Thursday, November 1, 2007

Optimal Taxes

I know, it's the worst title for a post ever. Bear with me. Let's say we have 8 people who earn 10,000 a year, and 2 people who earn 100,000 a year. Now which tax system would you prefer?

1. Those earning under $20,000 a year gets an earned income tax credit (essentially, a refund) equal to 90% of their income. Those earning over $20,000 pays 36% of their income in taxes.
2. Everyone pays 50% tax on all their income, but then everyone receives a $14,000 grant.

The first scheme appeals to progressive instincts. Those who can pay more should pay more. It transfers money from the rich to the poor.
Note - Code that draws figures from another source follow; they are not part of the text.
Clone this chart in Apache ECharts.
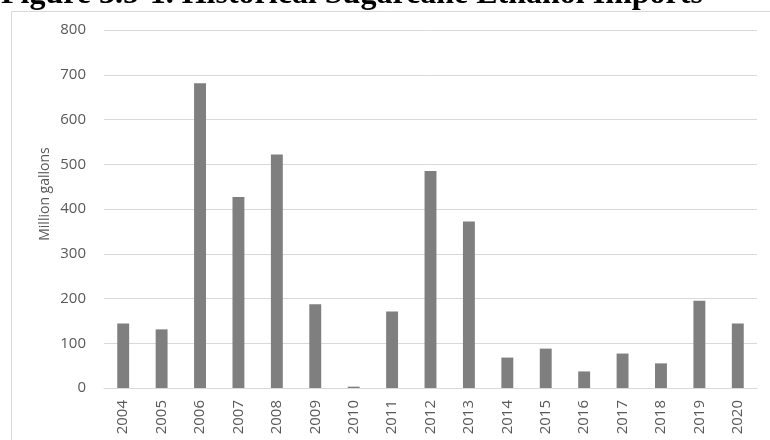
<!DOCTYPE html>
<html>
<head>
<meta charset="utf-8">
<script src="https://cdn.jsdelivr.net/npm/echarts@6/dist/echarts.min.js"></script>
<style>
html,body{margin:0;padding:0;background:#fff;}
#chart{width:770px;height:440px;}
</style>
</head>
<body>
<div id="chart"></div>
<script>
const titleText = 'Figure 3.5-1. Historical Sugarcane Ethanol Imports';
const yAxisName = 'Million gallons';
const years = ['2004','2005','2006','2007','2008','2009','2010','2011','2012','2013','2014','2015','2016','2017','2018','2019','2020'];
const imports = [144, 131, 681, 427, 522, 187, 3, 171, 485, 372, 68, 88, 37, 77, 55, 195, 144];

const chart = echarts.init(document.getElementById('chart'), null, {renderer:'canvas'});
chart.setOption({
  animation: false,
  backgroundColor: '#ffffff',
  graphic: [
    {type:'rect', shape:{x:11.5, y:11.5, width:770, height:440}, style:{fill:'none', stroke:'#d9d9d9', lineWidth:1}, z:-1},
    {type:'text', x:1, y:-5, style:{text:titleText, font:'bold 32px "Liberation Serif"', fill:'#000', verticalAlign:'middle'}},
    {type:'text', x:45, y:194, rotation:Math.PI/2, style:{text:yAxisName, font:'14px "Open Sans"', fill:'#595959', align:'center', verticalAlign:'middle'}}
  ],
  grid: {left:104, right:13, top:30, bottom:52},
  xAxis: {
    type:'category', data: years,
    axisLine:{show:true, lineStyle:{color:'#d9d9d9', width:1}},
    axisTick:{show:false},
    axisLabel:{rotate:90, margin:12, color:'#595959', fontSize:15, fontFamily:'Open Sans', interval:0}
  },
  yAxis: {
    type:'value', min:0, max:800, interval:100,
    axisLine:{show:false}, axisTick:{show:false},
    splitLine:{lineStyle:{color:'#d9d9d9', width:1}},
    axisLabel:{margin:18, color:'#595959', fontSize:15, fontFamily:'Open Sans'}
  },
  series: [{
    type:'bar', data: imports, barWidth:'31%',
    itemStyle:{color:'#7f7f7f'}
  }]
});
</script>
</body>
</html>
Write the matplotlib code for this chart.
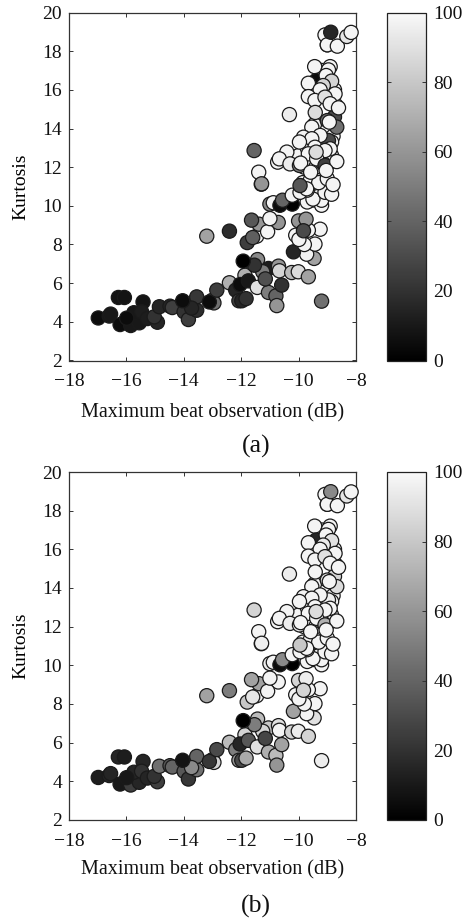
#!/usr/bin/env python3
import matplotlib

matplotlib.use("Agg")
import matplotlib.pyplot as plt
from matplotlib.colors import LinearSegmentedColormap

# values, drawn in list order (later points on top)
beat_max = [
    -10.15, -10.00, -9.80, -9.60, -9.50, -9.30, -9.20, -9.70, -9.20, -9.35, -9.60, -9.85,
    -9.10, -9.05, -9.30, -9.50, -9.70, -8.95, -8.85, -8.80, -8.70, -8.75, -9.20,
    -16.98, -16.60, -16.55, -16.28, -16.07, -16.22, -15.85, -15.55, -15.74, -15.42,
    -15.47, -15.27, -14.92, -15.03, -15.99, -14.85, -14.48, -14.40, -13.99, -13.84,
    -13.55, -13.55, -13.73, -14.04, -13.00, -12.95, -13.11, -12.85, -13.20, -12.41,
    -12.41, -11.87, -12.19, -12.08, -11.98, -12.04, -11.75, -11.83, -11.43, -11.05,
    -11.25, -11.54, -11.93, -11.44, -11.05, -10.79, -10.76, -11.16, -10.59, -10.70,
    -10.67, -10.24, -10.01, -9.66, -9.20, -9.46, -9.72, -10.18, -9.43, -9.80,
    -10.10, -9.99, -9.25, -9.66, -10.00, -9.74, -9.83, -11.79, -11.46, -11.60,
    -11.38, -10.71, -11.08, -11.00, -11.64, -11.30, -11.00, -10.88, -10.65, -10.22,
    -10.56, -10.22, -9.89, -9.20, -9.20, -9.50, -9.70, -9.95, -9.08, -8.85,
    -9.60, -9.30, -9.00, -8.80, -9.40, -9.15, -9.10, -8.85, -8.75, -9.45,
    -9.72, -9.95, -9.00, -9.08, -9.00, -8.88, -8.65, -8.32, -8.17, -9.44,
    -8.90, -8.96, -9.39, -9.04, -9.66, -8.85, -9.14, -9.25, -8.73, -9.66,
    -9.43, -9.08, -8.90, -8.61, -10.32, -9.42, -8.67, -9.00, -8.93, -9.54,
    -8.96, -9.25, -9.83, -9.54, -9.97, -9.43, -8.90, -9.66, -9.08, -11.55,
    -10.41, -10.73, -10.67, -10.30, -9.97, -9.93, -9.37, -9.08, -8.67, -9.39,
    -9.04, -9.58, -11.39, -11.29,
]
kurtosis = [
    12.30, 12.60, 12.00, 12.40, 11.70, 11.90, 12.50, 13.00, 13.20, 11.40, 11.30, 11.20,
    11.30, 10.90, 10.50, 10.30, 10.20, 12.20, 12.60, 13.60, 15.20, 16.00, 17.00,
    4.20, 4.30, 4.40, 5.26, 5.26, 3.86, 3.81, 3.95, 4.47, 5.03,
    4.52, 4.17, 3.98, 4.26, 4.19, 4.78, 4.81, 4.74, 4.52, 4.12,
    4.60, 5.29, 4.71, 5.09, 5.12, 4.98, 5.03, 5.64, 8.43, 8.69,
    6.02, 6.41, 5.64, 5.09, 5.09, 5.93, 6.12, 5.20, 7.22, 6.76,
    6.59, 6.93, 7.14, 5.78, 5.52, 5.34, 4.84, 6.22, 5.90, 6.88,
    6.64, 6.55, 6.59, 6.33, 5.07, 7.28, 7.50, 7.62, 8.02, 8.00,
    8.48, 8.26, 8.79, 8.74, 9.22, 9.31, 8.71, 8.10, 8.43, 8.36,
    9.05, 9.14, 8.66, 9.34, 9.26, 11.12, 10.09, 10.16, 10.03, 10.09,
    10.29, 10.55, 11.02, 10.03, 10.29, 10.35, 10.81, 10.70, 10.70, 10.60,
    11.30, 11.20, 11.40, 11.10, 12.00, 12.20, 13.10, 13.30, 14.60, 14.20,
    10.88, 11.05, 18.33, 18.84, 18.33, 18.98, 18.26, 18.76, 18.97, 17.20,
    17.20, 17.03, 16.48, 16.74, 16.34, 16.45, 16.22, 16.00, 15.79, 15.65,
    15.45, 15.62, 15.28, 15.07, 14.72, 14.83, 14.07, 14.41, 14.33, 14.07,
    13.38, 13.64, 13.55, 13.47, 13.30, 13.03, 12.95, 12.69, 12.86, 12.86,
    12.78, 12.26, 12.43, 12.17, 12.09, 12.21, 12.43, 12.09, 12.29, 12.78,
    11.83, 11.74, 11.74, 11.14,
]
shade_a = [
    98, 98, 96, 98, 98, 96, 98, 98, 98, 96, 98, 98,
    98, 98, 96, 98, 98, 98, 98, 98, 98, 98, 98,
    5, 10, 10, 8, 8, 5, 10, 10, 10, 8,
    12, 12, 15, 20, 5, 15, 15, 25, 20, 25,
    18, 22, 15, 5, 55, 45, 5, 25, 65, 18,
    70, 70, 15, 25, 15, 5, 10, 20, 55, 12,
    50, 20, 0, 90, 50, 40, 60, 32, 20, 60,
    85, 75, 88, 65, 45, 65, 97, 15, 98, 98,
    98, 98, 98, 98, 60, 60, 30, 25, 98, 38,
    60, 60, 98, 98, 35, 60, 55, 98, 5, 0,
    40, 98, 40, 98, 98, 98, 98, 98, 98, 98,
    98, 98, 98, 98, 98, 98, 98, 98, 30, 98,
    98, 35, 98, 98, 98, 15, 98, 92, 98, 98,
    98, 98, 5, 98, 98, 85, 85, 98, 98, 98,
    98, 90, 98, 98, 95, 88, 45, 45, 98, 98,
    30, 98, 98, 98, 98, 98, 98, 98, 98, 40,
    98, 98, 98, 95, 50, 98, 98, 25, 98, 88,
    98, 98, 98, 60,
]
shade_b = [
    98, 98, 96, 98, 98, 96, 98, 98, 98, 96, 98, 98,
    98, 98, 96, 98, 98, 98, 98, 98, 98, 98, 98,
    12, 15, 15, 15, 12, 10, 25, 15, 15, 15,
    20, 15, 25, 20, 10, 45, 35, 40, 35, 22,
    45, 40, 55, 8, 95, 85, 22, 30, 65, 50,
    75, 85, 50, 60, 30, 15, 35, 68, 75, 80,
    85, 50, 0, 90, 70, 75, 60, 28, 65, 90,
    98, 85, 95, 85, 95, 90, 98, 65, 98, 98,
    98, 98, 98, 98, 85, 95, 85, 80, 98, 92,
    65, 98, 98, 98, 65, 96, 95, 98, 5, 0,
    55, 98, 85, 98, 98, 98, 98, 98, 98, 98,
    98, 98, 98, 98, 98, 98, 98, 98, 85, 98,
    98, 80, 98, 98, 98, 55, 98, 92, 98, 98,
    98, 98, 15, 98, 98, 90, 95, 98, 98, 98,
    98, 90, 98, 98, 95, 98, 88, 90, 98, 98,
    95, 98, 98, 98, 98, 98, 98, 98, 98, 85,
    98, 98, 98, 95, 95, 98, 98, 70, 98, 88,
    98, 98, 98, 96,
]
x_ticks = [-18, -16, -14, -12, -10, -8]
y_ticks = [2, 4, 6, 8, 10, 12, 14, 16, 18, 20]
bar_ticks = [0, 20, 40, 60, 80, 100]
panels = [("(a)", shade_a, 12.5, 52.0), ("(b)", shade_b, 472.0, 50.0)]

W, H = 462, 918
FRAME = "#333333"
plt.rcParams["font.family"] = ["Liberation Serif", "DejaVu Serif"]
plt.rcParams["font.size"] = 14
plt.rcParams["axes.unicode_minus"] = True

cmap = LinearSegmentedColormap.from_list("paper_gray", ["#000000", "#f9f9f9"])


def px_rect(left, top, right, bottom):
    return [left / W, 1 - bottom / H, (right - left) / W, (bottom - top) / H]


def draw_panel(fig, name, shade, top, label_gap):
    bottom = top + 348
    ax = fig.add_axes(px_rect(69, top, 356, bottom))
    points = ax.scatter(
        beat_max, kurtosis, c=shade, cmap=cmap, vmin=0, vmax=100,
        s=104, edgecolors="#1a1a1a", linewidths=0.9, clip_on=False, zorder=3,
    )
    ax.set_xlim(-18, -8)
    ax.set_ylim(2, 20)
    ax.set_xticks(x_ticks)
    ax.set_yticks(y_ticks)
    ax.tick_params(direction="in", top=True, right=True, length=3, width=0.7,
                   color=FRAME, labelcolor="#111111")
    ax.tick_params(axis="x", pad=9)
    ax.tick_params(axis="y", pad=5)
    for spine in ax.spines.values():
        spine.set_linewidth(0.9)
        spine.set_color(FRAME)
    ax.set_ylabel("Kurtosis", fontsize=14, labelpad=9)

    fig.text(213 / W, 1 - (bottom + label_gap) / H, "Maximum beat observation (dB)",
             fontsize=14.5, ha="center", va="center", color="#111111")
    fig.text(256 / W, 1 - (bottom + 86) / H, name, fontsize=18.5,
             ha="center", va="center", color="#111111")

    cax = fig.add_axes(px_rect(386.5, top, 426.5, bottom))
    bar = fig.colorbar(points, cax=cax, ticks=bar_ticks)
    bar.outline.set_linewidth(0.9)
    bar.outline.set_edgecolor("#222222")
    cax.tick_params(direction="in", left=True, right=True, length=3, width=0.7,
                    color=FRAME, pad=5, labelcolor="#111111", labelsize=14)


def main() -> int:
    fig = plt.figure(figsize=(W / 100, H / 100), dpi=100)
    for name, shade, top, label_gap in panels:
        draw_panel(fig, name, shade, top, label_gap)
    fig.savefig("out.png", dpi=100)
    plt.close(fig)
    return 0


if __name__ == "__main__":
    raise SystemExit(main())
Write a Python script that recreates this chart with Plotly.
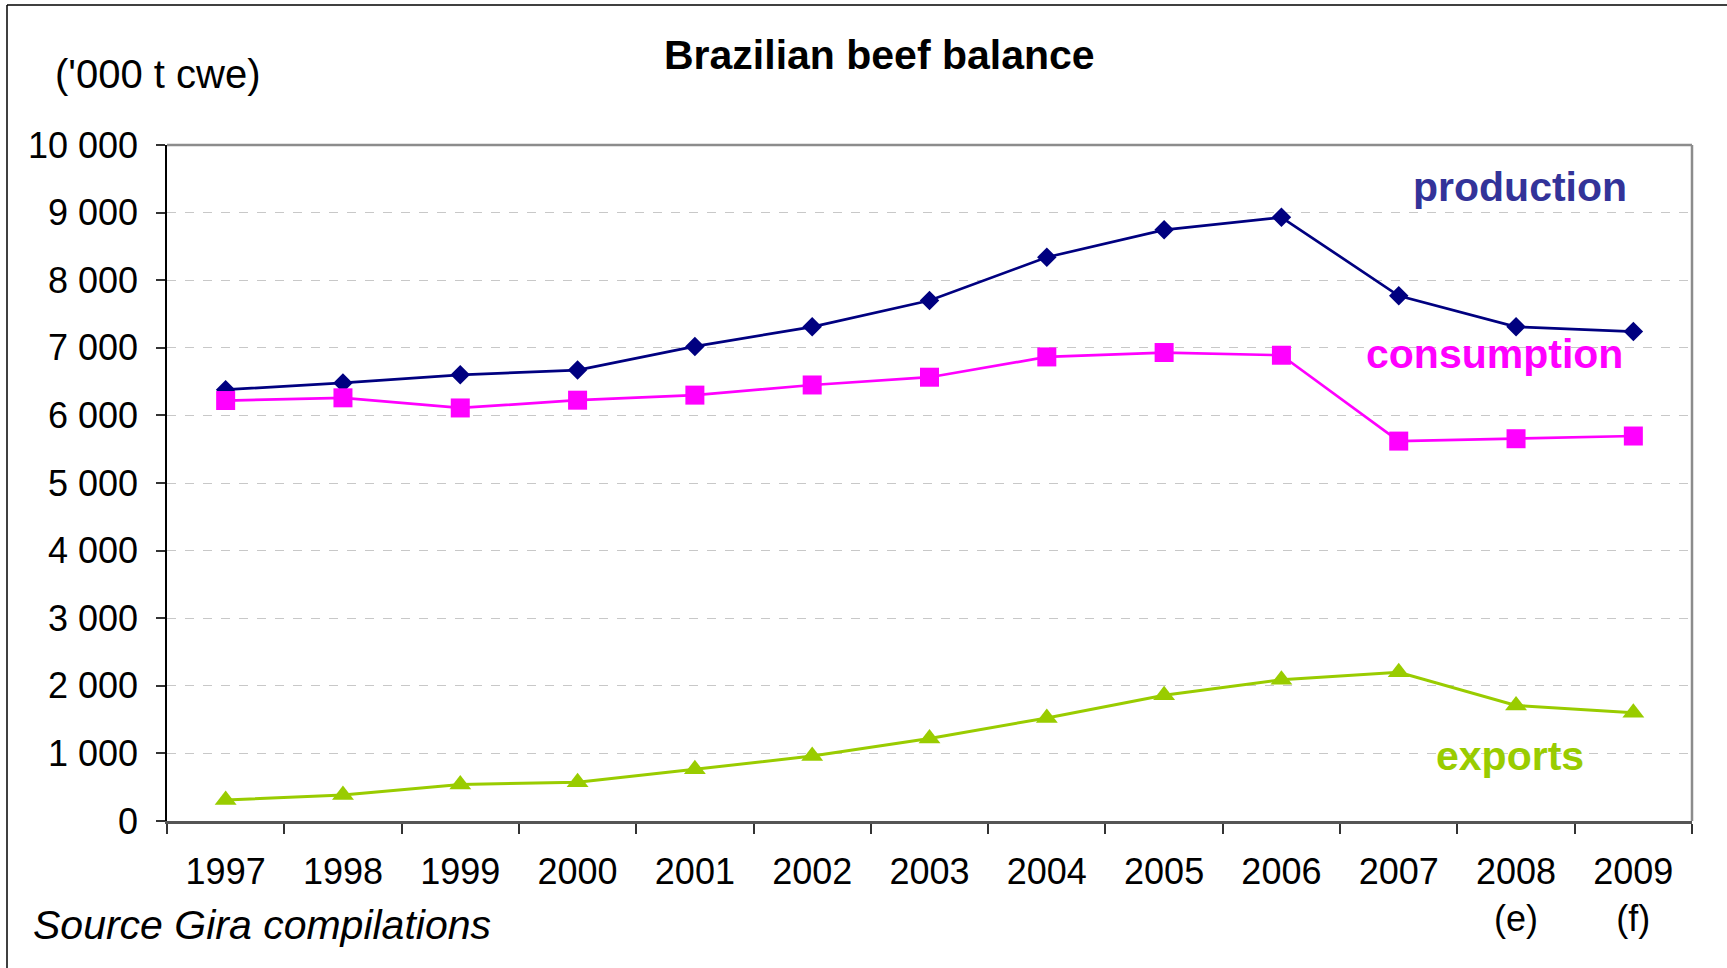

But it isn't necessarily fair because why should we punish one group just for being rich? The second scheme seems fair - it treats everyone identically. But why should people who are already rich receive this block grant? They don't need it, do they?

Here's the kicker. Each tax scheme results in an identical distribution of post-tax income. In either case, each of the poor people ends up with $19,000, and each rich person ends up with $64,000. In the U.S., we operate more like scheme 1), but it doesn't necessarily lead to any greater redistribution than a flat tax and grant scheme.

I'm not sure exactly what my whole point is on this, but I thought it was an interesting thought experiment.